Calibre Controversy

A deer decision
A deer decision

In the certain knowledge that any discussion based on rifle calibres will be subject to laborious and self-righteous analysis, suffice it to say that change has blown in on the wind since July this year.

Having shot several bucks with a .222 during the summer, I can well understand why these light 50gr rounds are deemed the absolute minimum for deer, and several shots taken at less than seventy yards failed to produce exit wounds. The lead was more often than not lying just under the skin on the far side of the beast, and while sufficient damage had been wreaked on the internal organs, I always had the feeling that I was operating on a fine line without much of a margin for error.

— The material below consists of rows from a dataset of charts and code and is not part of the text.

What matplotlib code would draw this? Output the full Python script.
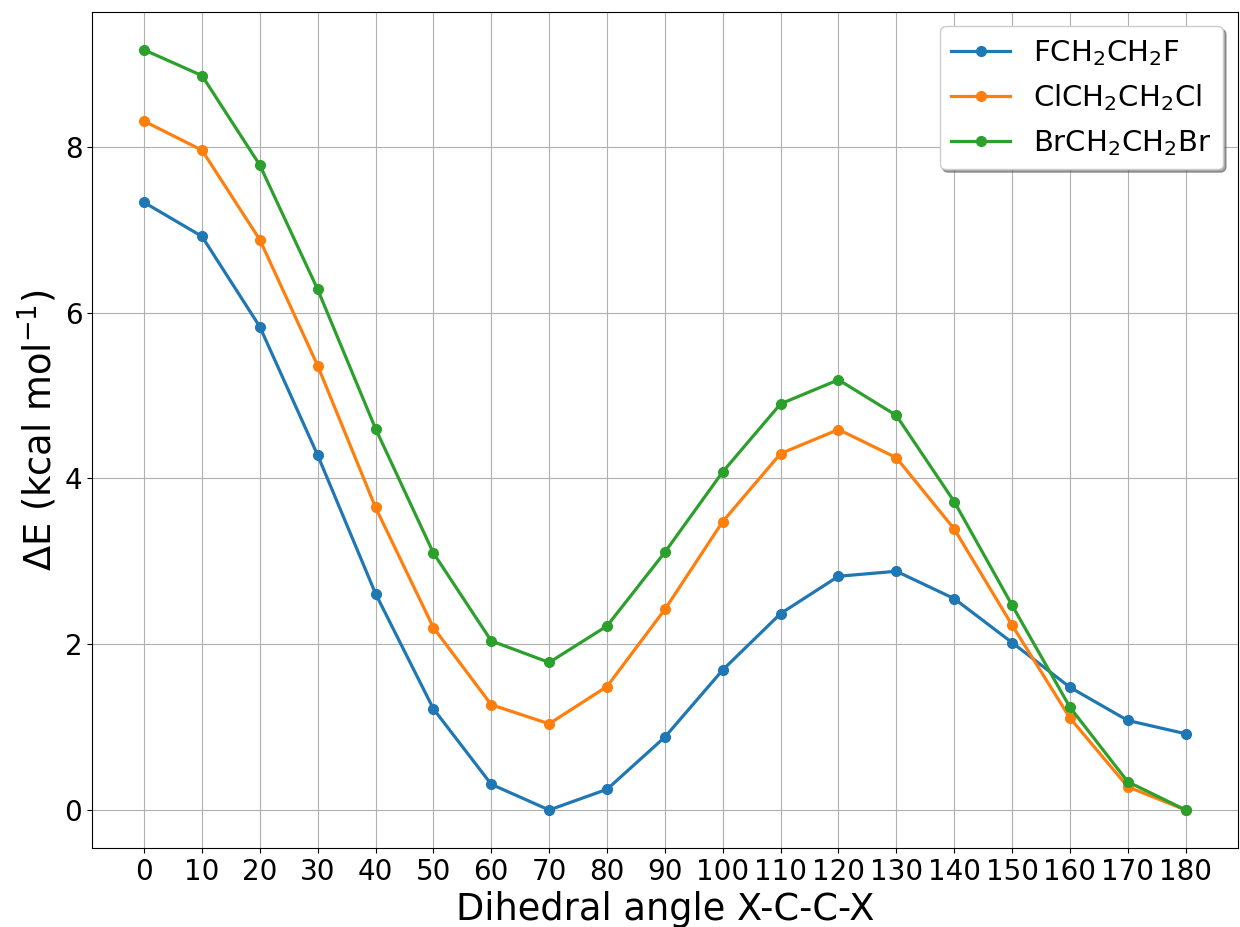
import matplotlib
matplotlib.use("Agg")
import matplotlib.pyplot as plt

angles = list(range(0, 181, 10))
e_f = [7.33, 6.92, 5.83, 4.28, 2.61, 1.22, 0.31, 0.0, 0.25, 0.88, 1.69, 2.37, 2.82, 2.88, 2.55, 2.02, 1.48, 1.08, 0.92]
e_cl = [8.31, 7.96, 6.88, 5.36, 3.65, 2.20, 1.27, 1.04, 1.49, 2.42, 3.48, 4.30, 4.59, 4.25, 3.39, 2.23, 1.11, 0.28, 0.0]
e_br = [9.17, 8.86, 7.78, 6.28, 4.60, 3.10, 2.04, 1.78, 2.22, 3.11, 4.08, 4.90, 5.19, 4.76, 3.72, 2.47, 1.24, 0.34, 0.0]
labels = [r"FCH$_2$CH$_2$F", r"ClCH$_2$CH$_2$Cl", r"BrCH$_2$CH$_2$Br"]

fig = plt.figure(figsize=(12.4, 9.27), dpi=100)
ax = fig.add_axes([0.0742, 0.0852, 0.924, 0.902])
for y, lab in zip([e_f, e_cl, e_br], labels):
    ax.plot(angles, y, marker="o", lw=2.3, ms=7, label=lab)
ax.set_xticks(angles)
ax.tick_params(labelsize=20)
ax.grid(True)
ax.set_xlabel("Dihedral angle X-C-C-X", fontsize=26.5)
ax.set_ylabel(r"$\Delta$E (kcal mol$^{-1}$)", fontsize=26.5)
ax.legend(fontsize=21, shadow=True, loc="upper right")
fig.savefig("out.png", dpi=100)
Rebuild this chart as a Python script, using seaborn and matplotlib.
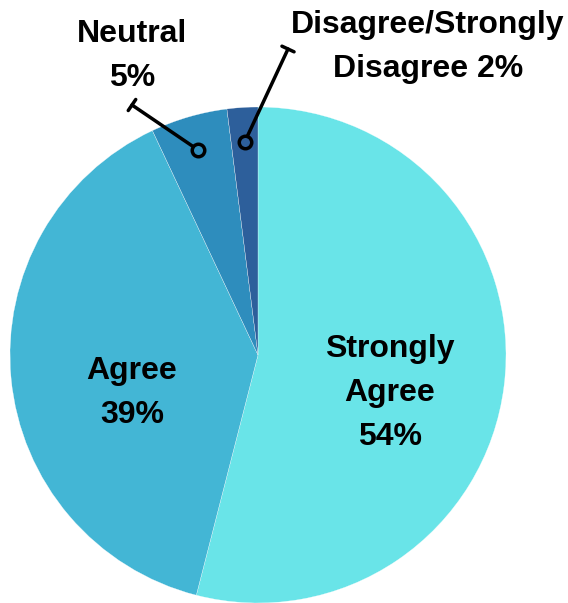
import numpy as np
import matplotlib
matplotlib.use("Agg")
import matplotlib.pyplot as plt
import seaborn as sns

categories = ["Strongly Agree", "Agree", "Neutral", "Disagree/Strongly Disagree"]
shares = [54, 39, 5, 2]
labels = ["Strongly\nAgree\n54%", "Agree\n39%", "Neutral\n5%", "Disagree/Strongly\nDisagree 2%"]
colors = ["#69e4e8", "#43b6d5", "#2e8dbd", "#2d5f9b"]

sns.set_theme(style="white")
plt.rcParams["font.family"] = ["Liberation Sans", "DejaVu Sans"]

fig = plt.figure(figsize=(5.68, 6.03), dpi=100)
ax = fig.add_axes([0, 0, 1, 1])

cx, cy, r = 258, 248, 248
wedges, _ = ax.pie(shares, colors=sns.color_palette(colors), startangle=90,
                   counterclock=False, center=(cx, cy), radius=r, frame=True,
                   wedgeprops=dict(edgecolor="white", linewidth=0.2))
ax.set_xlim(0, 568)
ax.set_ylim(0, 603)
ax.axis("off")

txt = dict(fontsize=23, fontweight="bold", ha="center", va="center",
           linespacing=1.6, color="black")

# inside labels
ax.text(390, 210, labels[0], **txt)
ax.text(132, 210, labels[1], **txt)

# outside labels with leader lines
ax.text(132, 547, labels[2], **txt)
ax.text(428, 556, labels[3], **txt)

caps = [(132, 498), (288, 554)]
for w, cap in zip(wedges[2:], caps):
    ang = np.deg2rad((w.theta1 + w.theta2) / 2)
    px, py = cx + 0.86 * r * np.cos(ang), cy + 0.86 * r * np.sin(ang)
    ax.annotate("", xy=(px, py), xytext=cap,
                arrowprops=dict(arrowstyle="|-|,widthA=0.4,widthB=0", color="black",
                                lw=2.5, shrinkA=0, shrinkB=5))
    ax.plot(px, py, marker="o", ms=9, mfc="none", mec="black", mew=2.5)

fig.savefig("out.png", dpi=100)
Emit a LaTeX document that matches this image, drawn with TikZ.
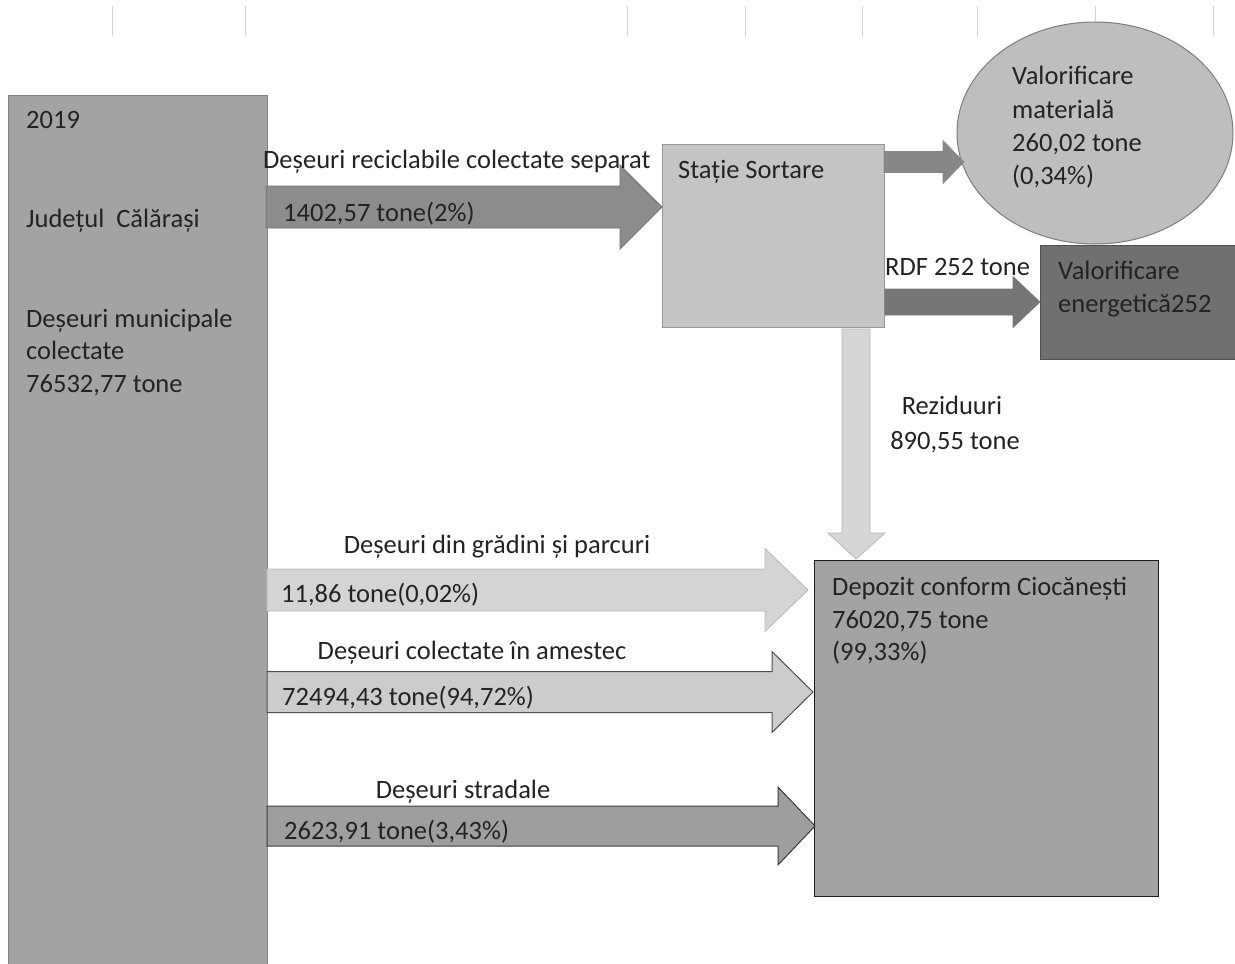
\documentclass[tikz,border=0pt]{standalone}
\usepackage{fontspec}
\setmainfont{Carlito}
\usetikzlibrary{shapes.geometric}
\definecolor{txtc}{RGB}{35,35,35}
\definecolor{srcfill}{RGB}{163,163,163}
\definecolor{srcdraw}{RGB}{130,130,130}
\definecolor{aonefill}{RGB}{140,140,140}
\definecolor{aonedraw}{RGB}{115,115,115}
\definecolor{sortfill}{RGB}{196,196,196}
\definecolor{sortdraw}{RGB}{150,150,150}
\definecolor{circfill}{RGB}{190,190,190}
\definecolor{circdraw}{RGB}{125,125,125}
\definecolor{atwofill}{RGB}{135,135,135}
\definecolor{rdffill}{RGB}{118,118,118}
\definecolor{enfill}{RGB}{112,112,112}
\definecolor{endraw}{RGB}{80,80,80}
\definecolor{rezfill}{RGB}{214,214,214}
\definecolor{rezdraw}{RGB}{185,185,185}
\definecolor{depfill}{RGB}{163,163,163}
\definecolor{depdraw}{RGB}{30,30,30}
\definecolor{gardfill}{RGB}{212,212,212}
\definecolor{garddraw}{RGB}{185,185,185}
\definecolor{mixfill}{RGB}{204,204,204}
\definecolor{mixdraw}{RGB}{80,80,80}
\definecolor{strfill}{RGB}{158,158,158}
\definecolor{strdraw}{RGB}{60,60,60}
\definecolor{tickc}{RGB}{212,212,212}
% horizontal block arrow: style, x0, x head, x tip, y mid, shaft half, head half
\newcommand{\hblockarrow}[7]{%
  \filldraw[#1] (#2,#5-#6) -- (#3,#5-#6) -- (#3,#5-#7) -- (#4,#5) -- (#3,#5+#7) -- (#3,#5+#6) -- (#2,#5+#6) -- cycle;}
\begin{document}
\begin{tikzpicture}[x=1pt,y=-1pt,
  txt/.style={font=\fontsize{26.5}{33}\selectfont, text=txtc, inner sep=0pt},
  lbl/.style={txt, anchor=base west},
  clbl/.style={txt, anchor=base},
  box/.style={rectangle, inner sep=0pt, anchor=north west}]
\useasboundingbox (0,0) rectangle (1235,964);
\fill[white] (0,0) rectangle (1235,964);
% scan ruler ticks
\foreach \x in {112,245,627,745,862,977,1095,1213}
  \draw[tickc, line width=0.8pt] (\x,6) -- (\x,36);
% source box
\node[box, fill=srcfill, minimum width=259pt, minimum height=869pt] (src) at (8,95) {};
\draw[srcdraw, line width=0.8pt] (src.south west) -- (src.north west) -- (src.north east) -- (src.south east);
% sorting station
\node[box, fill=sortfill, draw=sortdraw, line width=1pt, minimum width=222pt, minimum height=183pt] (sort) at (662,144) {};
% material recovery ellipse
\node[ellipse, fill=circfill, draw=circdraw, line width=1pt, minimum width=276pt, minimum height=222pt, inner sep=0pt] (mat) at (1095,133) {};
% energy recovery box
\node[box, fill=enfill, draw=endraw, line width=1pt, minimum width=200pt, minimum height=114pt] (en) at (1040,245) {};
% landfill
\node[box, fill=depfill, draw=depdraw, line width=1.4pt, minimum width=344pt, minimum height=336pt] (dep) at (814,560) {};
% arrows
\hblockarrow{fill=aonefill, draw=aonedraw, line width=0.8pt}{266}{620}{662}{207}{21}{42}
\hblockarrow{fill=atwofill, draw=atwofill, line width=0.6pt}{884}{943}{964}{162}{10.5}{21.5}
\hblockarrow{fill=rdffill, draw=rdffill, line width=0.6pt}{885}{1013}{1040}{302}{13}{25.5}
\hblockarrow{fill=gardfill, draw=garddraw, line width=0.8pt}{267}{765}{808}{590}{21}{41.5}
\hblockarrow{fill=mixfill, draw=mixdraw, line width=1pt}{267}{772}{813}{692}{20.5}{40.5}
\hblockarrow{fill=strfill, draw=strdraw, line width=1pt}{267}{778}{815}{826}{20}{39}
% residue arrow (vertical)
\filldraw[fill=rezfill, draw=rezdraw, line width=0.8pt]
  (842,329) -- (870,329) -- (870,533) -- (885,533) -- (856,559) -- (828,533) -- (842,533) -- cycle;
% texts: source
\node[lbl] (t1) at (26,128) {2019};
\node[lbl] (t2) at (26,227) {Județul\ \ Călărași};
\node[lbl] (t3) at (26,327) {Deșeuri municipale};
\node[lbl] (t4) at (26,359) {colectate};
\node[lbl] (t5) at (26,392) {76532,77 tone};
% recyclables
\node[lbl] (r1) at (263,168) {Deșeuri reciclabile colectate separat};
\node[lbl] (r2) at (283,221) {1402,57 tone(2\%)};
% sorting
\node[lbl] (s1) at (678,178) {Stație Sortare};
% material
\node[lbl] (m1) at (1012,84) {Valorificare};
\node[lbl] (m2) at (1012,118) {materială};
\node[lbl] (m3) at (1012,151) {260,02 tone};
\node[lbl] (m4) at (1012,184) {(0,34\%)};
% RDF
\node[lbl] (d1) at (885,275) {RDF 252 tone};
\node[lbl] (e1) at (1058,279) {Valorificare};
\node[lbl] (e2) at (1058,312) {energetică252};
% residues
\node[clbl] (z1) at (952,414) {Reziduuri};
\node[clbl] (z2) at (955,449) {890,55 tone};
% gardens
\node[clbl] (g1) at (497,553) {Deșeuri din grădini și parcuri};
\node[lbl] (g2) at (281,602) {11,86 tone(0,02\%)};
% mixed
\node[clbl] (x1) at (472,659) {Deșeuri colectate în amestec};
\node[lbl] (x2) at (282,705) {72494,43 tone(94,72\%)};
% street
\node[clbl] (y1) at (463,798) {Deșeuri stradale};
\node[lbl] (y2) at (284,839) {2623,91 tone(3,43\%)};
% landfill
\node[lbl] (p1) at (832,595) {Depozit conform Ciocănești};
\node[lbl] (p2) at (832,628) {76020,75 tone};
\node[lbl] (p3) at (832,660) {(99,33\%)};
\end{tikzpicture}
\end{document}
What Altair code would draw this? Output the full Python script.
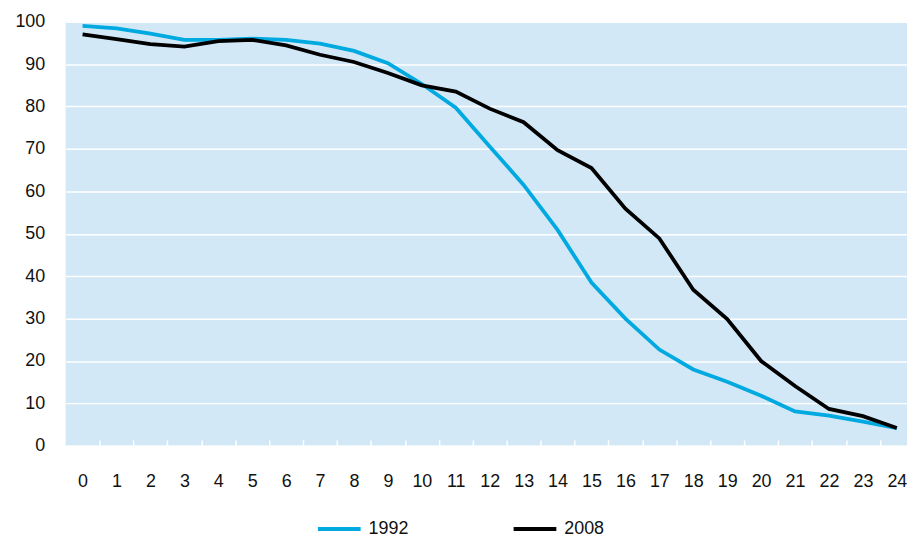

The final straw was on Saturday, when I hit a doe fractionally too far back across the bottom of the lungs and had to fire a second shot as she took a few steps, stamped her foot and stared back at me in confusion. Fortunately the second did the job that the first should have done, and she tottered for a moment before tumbling into the heather, but during that brief moment, my heart was in my mouth.

The .222 has been the star of the show over the past four years since I downsized from a .243, and it has dealt with dozens foxes and plenty of roe. I will certainly keep this little rifle, since it clearly has its place, but I would prefer something with a bit more oomph.

I am fortunate enough to have some very supportive stalking friends, and one in particular has been incredibly helpful in recent years. Whenever I come across something deer related I don’t understand, I mentally log it as something to ask him the next time I see him, and I am seldom disappointed by his encyclopedic knowledge, particularly of roe. This stalking oracle shoots all of his roe (and red (and boar)) with a .308, and I have been really impressed with the relative lack of damage caused by the heavier calibre.

The light .222 round travels so quickly and breaks up so readily that the fore-end of the deer is often a write-off if the lead touches the bone, but the .308 plugs a momentous, show-stopping hole and then goes about its business. I was very impressed with the calibre when I used it stalking hinds with a friend in Aberdeenshire last year, and was further encouraged during a day with WMS firearms training in Ceredigion in August, when I was shooting targets out to 900 yards under the watchful eye of Andrew Venables.

The versatility of the round shines through, and the fact that it can be used on anything I’m likely to find in Britain (and Europe, and certainly most of Africa) is a real bonus. The heavy bullets drop very quickly, but I’m not a long-range enthusiast and most of my shooting takes place well within 200 yards. I’d like it as a “deer rifle”, and while most of my stalking is with roe, reds crop up every now and again and I have a growing ambition to learn more about sika. There are wild boar on some of the ground I stalk, but having been spoilt with the savage, adrenaline-soaked thrill of driven pigs in Croatia a few years ago, the prospect of sitting out for them over a stack of maize doesn’t really set my world alight.

There are all kinds of alternatives available in the world of rifles, and debating which calibre is “best” is one of the armchair sportsman’s greatest hobbies. If you spend too much time listening to half of the rubbish talked about rifles then you’d never be happy with any decision, so having taken what I regard to be sound advice, I am taking the plunge and applied for a variation for a .308 earlier in the week. I know what manufacturer and model I want, and this blog will record my progress in due course.